Surfing during rain or storm
Rainy season on Mexico’s Pacific coast starts in July, goes harder in August and September and starts lowing down on October. A lot of questions come to mind and if you are on vacation at the beach it will feel like luck is not on your side… On the contrary.
Is it okay to surf when it rains?
This is a question a lot of people ask. And I say; Hell yes! you are gonna get wet anyway.

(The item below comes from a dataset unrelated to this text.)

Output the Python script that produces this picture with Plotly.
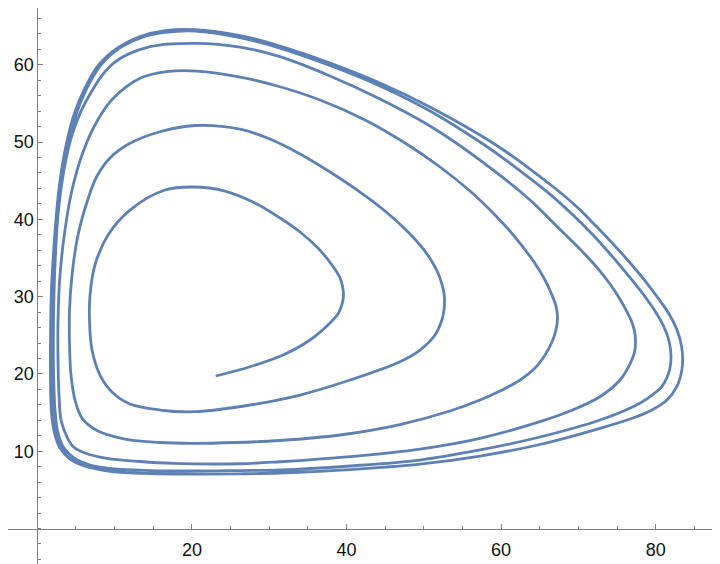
import plotly.graph_objects as go

# trajectory, one turn of the spiral per list
turn1_x = [23.08, 27.52, 31.79, 35.28, 37.87, 38.97, 39.46, 39.61, 39.48, 39.10, 38.12, 36.31, 33.99,
           31.40, 28.16, 24.28, 20.14, 16.52, 11.99, 9.15, 7.46, 6.82, 6.75, 7.08, 8.11, 9.79, 11.99,
           15.87, 20.40]
turn1_y = [19.73, 20.93, 22.45, 24.39, 26.59, 27.88, 29.17, 30.21, 31.37, 32.54, 34.09, 36.29, 38.36,
           40.17, 42.11, 43.66, 44.18, 43.79, 41.20, 37.97, 34.09, 30.21, 26.97, 23.09, 19.86, 17.53,
           16.11, 15.33, 15.11]

turn2_x = [27.52, 33.99, 40.45, 46.92, 49.51, 51.45, 52.34, 52.61, 52.68, 52.63, 52.38, 51.84, 50.93,
           49.51, 47.57, 44.98, 41.75, 37.87, 33.99, 30.10, 26.22, 20.40, 15.87, 11.99, 9.40, 7.68,
           6.60, 5.27, 4.49, 4.17, 4.17, 4.36, 4.88, 5.78, 7.85, 11.36, 15.87, 20.01]
turn2_y = [15.98, 17.27, 19.21, 21.58, 23.09, 25.03, 26.97, 28.26, 29.30, 30.33, 31.50, 33.05, 34.74,
           36.68, 38.75, 41.08, 43.53, 46.12, 48.45, 50.39, 51.68, 52.14, 51.33, 49.83, 47.93, 45.51,
           42.76, 37.97, 32.80, 28.27, 23.74, 19.86, 16.62, 14.29, 12.61, 11.58, 11.13, 11.02]

turn3_x = [25.70, 31.40, 39.16, 46.92, 53.39, 57.27, 59.86, 62.45, 64.39, 65.68, 66.52, 67.10, 67.30,
           67.10, 66.58, 65.68, 64.26, 61.80, 59.21, 55.98, 52.10, 47.57, 42.40, 36.58, 31.40, 26.22,
           20.66, 16.74, 13.29, 9.62, 7.46, 5.78, 4.49, 3.58, 2.94, 2.68, 2.68, 2.81, 3.07, 3.84, 4.66,
           6.17, 8.98, 13.29, 17.59]
turn3_y = [11.13, 11.39, 12.10, 13.45, 15.20, 16.62, 17.79, 19.21, 20.76, 22.45, 24.00, 25.68, 27.36,
           28.78, 30.21, 32.15, 34.48, 37.71, 40.56, 43.66, 46.77, 49.87, 52.85, 55.43, 57.15, 58.41,
           59.18, 59.10, 58.24, 55.43, 52.20, 48.32, 43.79, 38.62, 32.80, 26.97, 21.80, 17.27, 14.04,
           11.84, 10.58, 9.77, 9.08, 8.67, 8.43]

turn4_x = [26.22, 31.40, 40.45, 49.51, 57.27, 65.03, 68.91, 72.79, 75.38, 76.67, 77.26, 77.39, 77.26,
           76.80, 76.03, 75.12, 74.09, 72.79, 71.24, 69.56, 66.98, 63.74, 57.27, 50.80, 44.33, 37.87,
           31.40, 26.22, 20.62, 14.58, 9.83, 6.39, 4.49, 3.45, 2.68, 2.29, 2.10, 2.10, 2.29, 2.68, 3.45,
           4.75, 6.82, 10.05, 14.58, 20.40, 26.22]
turn4_y = [8.38, 8.64, 9.31, 10.28, 11.67, 13.82, 15.20, 17.05, 19.21, 21.28, 22.83, 24.00, 25.55,
           26.97, 28.52, 30.08, 31.63, 33.31, 35.06, 36.80, 39.33, 42.50, 47.67, 52.07, 55.56, 58.54,
           61.04, 62.29, 62.77, 62.33, 60.18, 55.43, 50.91, 46.38, 40.56, 34.09, 26.97, 20.50, 15.33,
           12.35, 10.41, 9.12, 8.21, 7.70, 7.50, 7.44, 7.50]

turn5_x = [31.40, 40.45, 49.51, 57.27, 65.03, 72.79, 77.06, 79.01, 80.82, 81.79, 81.98, 81.72, 81.07,
           79.91, 78.36, 76.42, 74.22, 71.89, 69.30, 66.46, 63.35, 60.25, 57.27, 50.80, 44.33, 37.87,
           31.40, 26.22, 20.40, 16.52, 13.29, 10.44, 8.11, 6.30, 4.88, 3.71, 2.94, 2.42, 2.03, 1.90,
           1.90, 2.03, 2.42, 3.20, 4.49, 6.56, 9.67, 14.58, 20.40, 26.22]
turn5_y = [7.57, 8.09, 8.86, 10.16, 11.84, 14.04, 15.76, 16.88, 18.43, 20.50, 22.32, 24.26, 26.07,
           28.14, 30.34, 32.79, 35.38, 37.97, 40.56, 43.14, 45.60, 47.93, 50.00, 54.01, 57.25, 59.90,
           62.16, 63.52, 64.36, 64.18, 63.45, 62.03, 59.83, 56.73, 53.10, 48.32, 43.14, 37.32, 30.85,
           24.39, 18.56, 14.68, 12.10, 10.16, 8.86, 7.96, 7.37, 7.12, 7.05, 7.08]

turn6_x = [31.40, 40.45, 49.51, 57.27, 65.03, 72.79, 77.06, 79.39, 81.46, 82.76, 83.34, 83.49, 83.34,
           82.76, 81.72, 80.30, 78.75, 76.81, 74.61, 72.28, 69.82, 67.10, 63.74, 60.51, 57.27, 50.80,
           44.33, 37.87, 31.40, 26.22, 20.40, 16.52, 13.29, 10.44, 7.98, 6.17, 4.68, 3.52, 2.74, 2.23,
           1.84, 1.71, 1.71, 1.84, 2.23, 2.94, 4.23, 6.30, 10.70]
turn6_y = [7.18, 7.63, 8.34, 9.38, 10.87, 12.96, 14.30, 15.27, 16.62, 18.43, 20.25, 21.80, 23.61,
           25.68, 27.75, 29.82, 31.89, 34.22, 36.68, 39.13, 41.59, 43.92, 46.51, 48.84, 50.91, 54.53,
           57.63, 60.22, 62.42, 63.78, 64.55, 64.42, 63.65, 62.22, 60.03, 56.99, 53.36, 48.58, 43.40,
           37.58, 31.11, 24.64, 18.82, 14.94, 12.35, 10.41, 8.99, 8.02, 7.31]

x_ticks = [20, 40, 60, 80]
y_ticks = [10, 20, 30, 40, 50, 60]

xs = turn1_x + turn2_x + turn3_x + turn4_x + turn5_x + turn6_x
ys = turn1_y + turn2_y + turn3_y + turn4_y + turn5_y + turn6_y

# the page body keeps its 8px margin, so the figure is 8px smaller each way
x_range = [-3.79, 87.93]
y_range = [-4.59, 67.34]

fig = go.Figure(
    go.Scatter(
        x=xs,
        y=ys,
        mode="lines",
        line=dict(color="#5E81B5", width=2.8, shape="spline"),
        hoverinfo="skip",
    )
)

axis_color = "#7f7f7f"
axis_common = dict(
    showgrid=False,
    zeroline=False,
    showline=True,
    linecolor=axis_color,
    linewidth=1,
    ticks="inside",
    ticklen=5,
    tickwidth=1,
    tickcolor=axis_color,
    tickfont=dict(family="Liberation Sans, Arial, sans-serif", size=18, color="#111111"),
    automargin=False,
    fixedrange=True,
    anchor="free",
)

fig.update_layout(
    width=712,
    height=556,
    margin=dict(l=0, r=3, t=0, b=0),
    paper_bgcolor="white",
    plot_bgcolor="white",
    showlegend=False,
    xaxis=dict(
        axis_common,
        range=x_range,
        tickvals=x_ticks,
        ticklabelstandoff=5,
        position=(0 - y_range[0]) / (y_range[1] - y_range[0]),
        minor=dict(ticks="inside", dtick=5, tick0=0, ticklen=3, tickcolor=axis_color, showgrid=False),
    ),
    yaxis=dict(
        axis_common,
        range=y_range,
        tickvals=y_ticks,
        position=(0 - x_range[0]) / (x_range[1] - x_range[0]),
        minor=dict(ticks="inside", dtick=2, tick0=0, ticklen=3, tickcolor=axis_color, showgrid=False),
    ),
)

fig.write_html("out.html")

Sayulita and Punta de Mita are great spots to surf no matter your skills, with a tropical climate! meaning water temperature is the best, you might even find it a little hot which is nice (…unless it’s sudden and you’re near someone). And it is not just o.k. to surf when it rains, there are big advantages to do so;
Surfing under the rain adds a special touch to this sport, it really is a unique experience being on your board waiting for a set to come and just feel the rain pouring down your face, but let’s not get too romantic and back to the advantages; First of all the beach will be just for you (and some other surfers); parking spaces close to the beach unoccupied, stop worrying about zigzagging in between people to finally get to the beach, and no imprudent swimmers getting on your way while riding a wave.
Rain also calms the wind, and waves clean up creating ideal conditions!
Plus, really there’s nothing else to do. If you’re on your holiday, the wet weather options are even more dire… staying at your hotel should not be an option. So get yourself booked into a surf lesson and get properly wet.
The area hosts quite a bit of rain during the summer season, which is why we like to keep our guests informed about the facts regarding surfing in the rain or during storms.
What about Surfing during a storm?
This scenario changes when it comes to surfing during a lightning storm.
Due to the conductivity of salt water, the effects of lightning can reach up to 500 m from the place where it has impacted the surface of the water. The probability of being struck by lightning is still really low, but it is always better to be informed and careful.
In order to know the distance to which the storm is, we must count the seconds between the lightning and the thunder. With this data, we perform the following calculation:
Distance (km) = Dif Light and Thunder (secs) / 3.
With a time interval of fewer than 3 seconds is when we must take precautions, get out of the water and seek shelter, as it means that the storm is less than 1 kilometer away!
Prevention is key. Better to be safe than sorry!